Over the last few years, as activists have bemoaned the cost of college and pundits, and even presidential candidates, have started to worry about college debt, a common solution proposed to this is to focus on public colleges. They are, after all, the institutions that exist specifically to be affordable for working people.

Both Bernie Sanders and Hillary Clinton now have college reform plans focused only on state schools. But Louisiana State University president F. King Alexander, has a more radical idea, or a more comprehensive one. We profiled him in the latest issue of the Monthly. It’s a really interesting piece:

The “greatest challenge facing public universities,” King Alexander explains, is that states today spend about half as much on higher education on a per capita income basis as they did in 1981. This is a direct result, he says, of a regulatory failure built into federal law. In other areas of federal policy… federal dollars come with strings attached….. That’s not the case for higher education, where money follows the student to private and public colleges alike, and states have no requirements to fund public universities at a certain (or indeed any) level. The result is that when states are under budget pressure, as they have been in the years since the financial crisis, they slash spending on higher ed. The burden of those cuts then gets shifted to students, in the form of higher tuition, and to the federal government, in greater spending on grants, tax credits, and subsidized student loans.

He’s right about this, of course, but it’s not necessarily a design flaw. Federal funding is provided to universities to help individual students attend college, and to fund research. But perhaps the outcome has become troublesome.

He’s got a particular problem with private colleges:

He can’t understand why the federal government gives out money to private institutions, no questions asked. Public colleges, he notes, are held accountable at least by their state legislatures for how much they spend and charge in tuition and fees. Private colleges can charge more in tuition and force their graduates to take out loans to pay for it with no repercussions from the federal government….

Of course, public and private is a meaningless distinction as far as federal funding goes. They’re not public because they get money from the government in Washington; they’re public because they get money from state governments, as they’ve done as long as they’ve been around. Federal money has never had anything to do with whether or not they were supported by state taxpayers.

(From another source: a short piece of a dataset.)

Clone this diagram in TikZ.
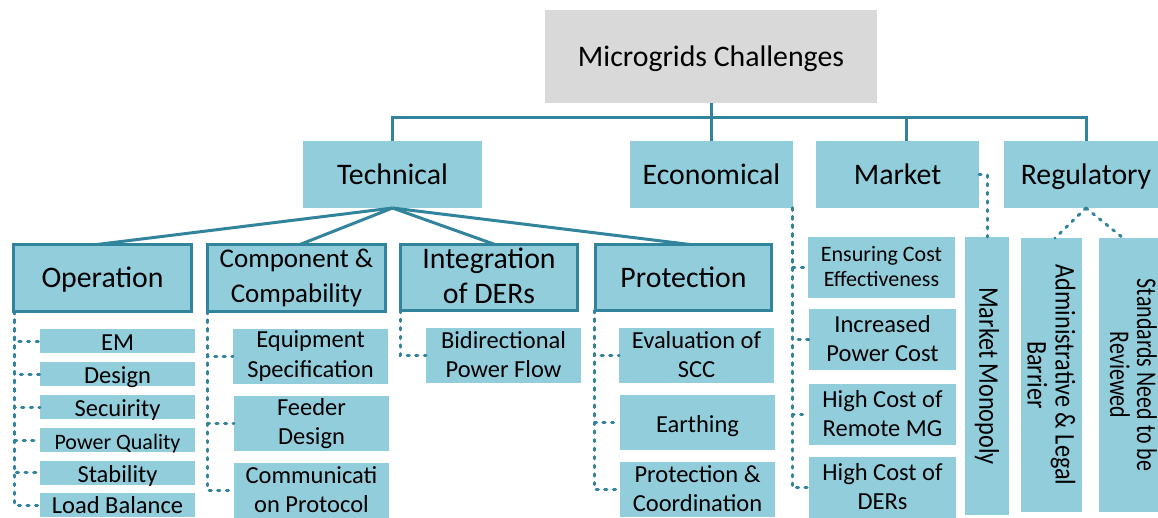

But he’s got an interesting idea. We might actually be able to keep college costs down, really meaningfully, if we didn’t allow federal funds in private universities at all.

Will Hart/Flickr

If federal education money had stringent rules (like in terms of limits about how much students and families could be required pay for education), and couldn’t go to private colleges, that would both leave more money for publics and encourage better spending behavior. Many low-endowment private colleges would suffer, yes, but we have no national policy commitment to the success of these schools (and around 75 percent of college students attend public institutions anyway); let them close if they can’t survive without federal money.

He argues that the country made a huge mistake in the early days of Pell by granting money to private colleges at all. (His ideas about why private colleges get federal money at all is sort of interesting. Pell grants, money for low income students to attend college, were the creation of U.S. Sen. Claiborne Pell, who went to Princeton; naturally he thought private universities were good things worthy of support.) And the solution lies in just cutting them off.

It might be about time. This current system, in which tuition is escalating to very difficult places, is unacceptable, is clearly ripe for change.

King outlined his vision for how this could work. States have been cutting budgets and increasing tuition at public universities faster than Congress can authorize Pell Grant increases. The federal government spent $67 billion on grants and tax credits in 2014 (King also includes loans, but their cost is more complicated to estimate). King told the senators to just take $10 billion out of the direct aid program and use that money to create a matching program for states—states that fund their public institutions at high levels get a reward in federal dollars, and lose their match if they go below a certain amount.

But the idea of bolstering public higher education without raising federal taxes is appealing, and as Democrats continue down the path toward debt-free college, they will find King Alexander showing them the way forward, intent on undoing the mistakes of the past.

This may not be the direction policy is moving, of course. The deregulation of college finances have been going on for more than 20 years and even now the reform proposals of many Republican presidential candidates suggest that the solution could come by making colleges pay back loans if their students default or through a bizarre plan in which students would pledge to return a share of their future earnings to financiers who “invest” in the college educations.

But if it hasn’t worked for 20 years maybe it’s time to consider something else.

King just might have the best idea. Let’s watch him to see how far this goes.